A Widow's Story: A Memoir

Image of A Widow's Story: A Memoir
Release Date: 
February 14, 2011
Reviewed by: 

Widow is a collection of 18 short stories, which, if you go by the title and you want to be pedantic, deal with “women who have lost their husbands by death and have not married again.” This literary definition would seem to suggest that the women in these stories have lost some part of themselves, are no longer whole, no longer complete.

This, however, is not the case and, even as soon as you begin to read the title story, you realize that the women are probably more complete than they have been and the stories are not really about loss at all, but are about the ending of an event. And, although the event had the same title for all of them, the experience of that event was unique to each.

Marriage is an event; being married to another person is an event in life—whether it lasts five minutes or fifty years. This book is ultimately about how these women react to, accept, do not accept, resent, make the best of, the ending of the event. “The horror of having no place he needs her to be,” is how the widow in the first story feels the void which the cessation of the event has left in her life. Her sense of loss is expressed in the immenseness of minutia, in the universality of small things, like eating and advertising signs and straightening a throw, and the event that ended for her is essentially touch— personal, intimate and introspective.

Some stories are longer than others. The first is about 4,000 words and the second less than 1,000, the longest being about 7,500, and the shortest a brief 300 or so. I mention this, not to be tediously definitive, but because some people may expect a sense of uniformity in their reading. They will not find it here—the stories in Widow are as diverse as their word counts.

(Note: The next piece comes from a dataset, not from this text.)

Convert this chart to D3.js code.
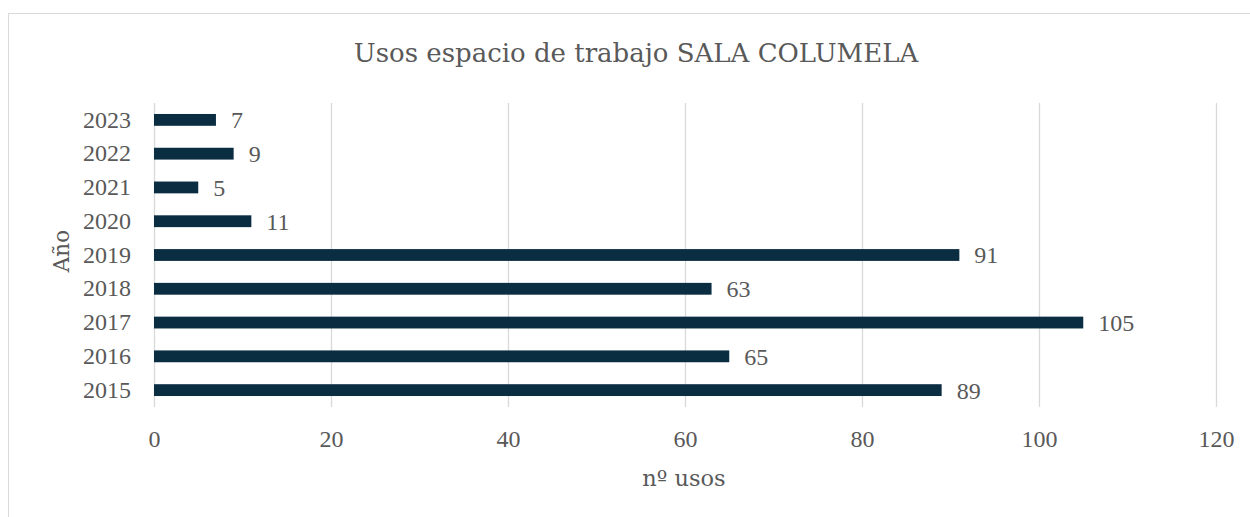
<!DOCTYPE html>
<html><head><meta charset="utf-8">
<script src="https://cdn.jsdelivr.net/npm/d3@7"></script>
<style>body{margin:0;background:#fff}svg{display:block}text{fill:#595959}
.num{font-family:"Liberation Serif",serif}
.lbl{font-family:"DejaVu Serif",serif}</style>
</head><body><svg id="c" width="1250" height="517"></svg>
<script>
const years = ["2015","2016","2017","2018","2019","2020","2021","2022","2023"];
const usos = [89,65,105,63,91,11,5,9,7];
const xTicks = [0,20,40,60,80,100,120];
const title = "Usos espacio de trabajo SALA COLUMELA";
const xTitle = "nº usos";
const yTitle = "Año";

const svg = d3.select("#c");
svg.append("rect").attr("x",8.5).attr("y",13.5).attr("width",1260).attr("height",520)
  .attr("fill","#fff").attr("stroke","#d9d9d9");

const x = d3.scaleLinear().domain([0,120]).range([154,1216]);
const y = d3.scaleBand().domain(years.slice().reverse()).range([103,407]).paddingInner(0.65).paddingOuter(0.325);

const gx = svg.append("g").attr("transform","translate(0,407)")
  .call(d3.axisBottom(x).tickValues(xTicks).tickSize(-304).tickPadding(23));
gx.select(".domain").remove();
gx.selectAll(".tick line").attr("stroke","#d9d9d9").attr("stroke-width",1.3);
gx.selectAll(".tick text").attr("class","num").style("font-size","24px").attr("fill","#595959");

const gy = svg.append("g").attr("transform","translate(154,0)")
  .call(d3.axisLeft(y).tickSize(0).tickPadding(23));
gy.select(".domain").remove();
gy.selectAll(".tick text").attr("class","num").style("font-size","24px").attr("fill","#595959");

svg.append("g").selectAll("rect").data(years).join("rect")
  .attr("x",x(0)).attr("y",d=>y(d)).attr("height",y.bandwidth())
  .attr("width",(d,i)=>x(usos[i])-x(0)).attr("fill","#0b2d42");

svg.append("g").selectAll("text").data(years).join("text").attr("class","num")
  .attr("x",(d,i)=>x(usos[i])+15).attr("y",d=>y(d)+y.bandwidth()/2)
  .attr("dy","0.35em").style("font-size","24px").text((d,i)=>usos[i]);

svg.append("text").attr("class","lbl").attr("x",636).attr("y",62).attr("text-anchor","middle")
  .style("font-size","26px").text(title);
svg.append("text").attr("class","lbl").attr("x",684).attr("y",486).attr("text-anchor","middle")
  .style("font-size","22.5px").text(xTitle);
svg.append("text").attr("class","lbl").attr("transform","translate(69,251) rotate(-90)").attr("text-anchor","middle")
  .style("font-size","21.5px").text(yTitle);
</script></body></html>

From the almost “body-artist” introversion of “Widow,” we move to the consciousness-streaming memory of “The Long Table,” to the combination of raunchy sweetness, literary delicacy and sexual irony of “Boys.” Each story has its own identity, its own event, and it’s either up front and in-your-face, or standing half-hidden in background shadow.

Before starting to read, I imagined that Widow would be a book of essentially American stories, an anthology of mini Annie Proulxs and Don Delillos or some other internal monologues of nostalgic melodrama and folksy truisms. But although we do get this overpowering sense of place in “Gut,” the collection does have a more ecumenical dimension, and stories such as “Pink” and “Tattoo” and “Place” have a faint flavor of Jerzy Kosinski and an essence of Kafka (I won’t call it -esque) plus some traces of the liturgical bleakness of Donleavy’s purposely unAmerican, Fairy Tale of New York. This may or may not be born out of Latiolais’ formal background in English and Literature. That’s not to say, of course, that these inferred influences are anything more than unintentional; and they are, of course, totally original in their masquerade.

The harassed sensuality of the opening stories progresses through word-games and associations to “The Moon,” a tale merry in its Hansel/Gretelish folklore. It was reassuring to see that not all Latiolais’ widows were unapproachably aloof. Some were earthy and some were utilitarian, like in “Crazy,” and some had a sense of humor, like in the satirical “Damned Spot.”

The stories also move in time and are not stationary in tenure, though precise chronology is ambiguous. Time can also speed up and slow down, as in the slow-motion metaphorical abstraction of “Involution” and the alacrity of “Thorns” and the leisurely strolling pace of “Burqa.” In “Caduceus,” we get a hint of Latiolais’ love of poetry and a smell of the elegiac honesty of Louis MacNeice and the ghost of Sylvia Plath lurks somewhere within “Hoarding.” The stories get a bit political in “The Legal Case” and “Breathe,” though nothing too seditious, so the book maintains its sense of literary savoir faire to the end.

The writing itself is polite, feminist perhaps, and perhaps even a little elitist, but there is an underlying brutality that is self-parodying in its ruthlessness, in its uncompromising and unapologetic attitude, which is a perfect counterpoint to the literary chic.

In conclusion and on a personal note—because you have to get personal with this book or you miss the point—the stories made me think about the women in my own life: wife and mother, and what the word widow might mean to them. My mother was a widow for many years, but never spoke much about it. I asked my wife what the word meant to her and she said, quite tellingly, “me, as I was before you, and as I would be again . . . but different.”

The widows in this book have no names, and this titular vacuum lends to the notion that the book could just as easily be called Widowers— such is the gender-transcending nature and appeal of the collection.